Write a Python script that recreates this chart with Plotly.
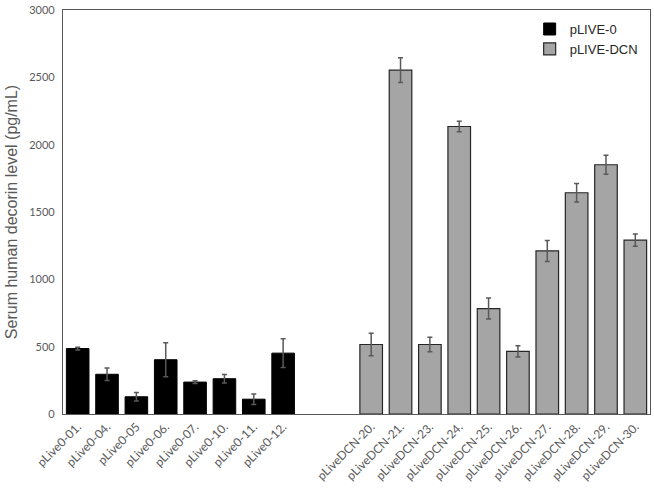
import plotly.graph_objects as go

# sample names and serum decorin (pg/mL), mean +/- error
ctrl_names = ["pLive0-01.", "pLive0-04.", "pLive0-05", "pLive0-06.",
              "pLive0-07.", "pLive0-10.", "pLive0-11.", "pLive0-12."]
ctrl_vals = [486, 295, 128, 403, 237, 262, 110, 452]
ctrl_err = [10, 46, 32, 126, 10, 32, 39, 106]

dcn_names = ["pLiveDCN-20.", "pLiveDCN-21.", "pLiveDCN-23.", "pLiveDCN-24.",
             "pLiveDCN-25.", "pLiveDCN-26.", "pLiveDCN-27.", "pLiveDCN-28.",
             "pLiveDCN-29.", "pLiveDCN-30."]
dcn_vals = [516, 2553, 516, 2135, 783, 465, 1211, 1643, 1851, 1291]
dcn_err = [83, 92, 53, 39, 78, 42, 78, 68, 70, 46]

gap = [" ", "  "]  # two empty slots between groups
order = ctrl_names + gap + dcn_names

AXIS_C = "#595959"

fig = go.Figure()
fig.add_bar(x=ctrl_names, y=ctrl_vals, name="pLIVE-0", width=0.77,
            marker=dict(color="#000000", line=dict(color="#000000", width=1)),
            error_y=dict(type="data", array=ctrl_err, color=AXIS_C, thickness=1.5, width=2.5))
fig.add_bar(x=dcn_names, y=dcn_vals, name="pLIVE-DCN", width=0.77,
            marker=dict(color="#a5a5a5", line=dict(color="#262626", width=1.2)),
            error_y=dict(type="data", array=dcn_err, color=AXIS_C, thickness=1.5, width=2.5))

fig.update_layout(
    width=654, height=496, barmode="overlay",
    paper_bgcolor="white", plot_bgcolor="white",
    margin=dict(l=63, r=3, t=5, b=82),
    font=dict(family="Lato, Liberation Sans, sans-serif", color=AXIS_C),
    legend=dict(x=0.795, y=0.99, xanchor="left", yanchor="top",
                font=dict(family="Liberation Sans, Arial", size=13, color="#262626"),
                bgcolor="rgba(0,0,0,0)", tracegroupgap=0),
    xaxis=dict(categoryorder="array", categoryarray=order, tickangle=-45,
               tickfont=dict(size=12, color=AXIS_C), showline=True, linecolor=AXIS_C,
               linewidth=1.2, mirror=True, ticks="", showgrid=False),
    yaxis=dict(range=[0, 3000], tickvals=[0, 500, 1000, 1500, 2000, 2500, 3000],
               showgrid=False, zeroline=False, ticklabeloverflow="allow",
               ticklabelstandoff=5,
               showline=True, linecolor=AXIS_C, linewidth=1.2, mirror=True, ticks="",
               tickfont=dict(size=11, color=AXIS_C),
               title=dict(text="Serum human decorin level (pg/mL)", standoff=7,
                          font=dict(family="Liberation Sans, Arial", size=16, color=AXIS_C))),
)

# default page margin would shift the figure by 8px
fig.write_html("out.html", config={"displayModeBar": False},
               post_script="document.body.style.margin='0';")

━━━━━━━━━━

■ Goal of the exercise
Exactly as written, please give again the lines from the beginning of the listing through the line containing "ctrl_err = [10, 46, 32, 126, 10, 32, 39, 106]", inclusive, without any pictures.

■ Correct output
Write a Python script that recreates this chart with Plotly.
import plotly.graph_objects as go

# sample names and serum decorin (pg/mL), mean +/- error
ctrl_names = ["pLive0-01.", "pLive0-04.", "pLive0-05", "pLive0-06.",
              "pLive0-07.", "pLive0-10.", "pLive0-11.", "pLive0-12."]
ctrl_vals = [486, 295, 128, 403, 237, 262, 110, 452]
ctrl_err = [10, 46, 32, 126, 10, 32, 39, 106]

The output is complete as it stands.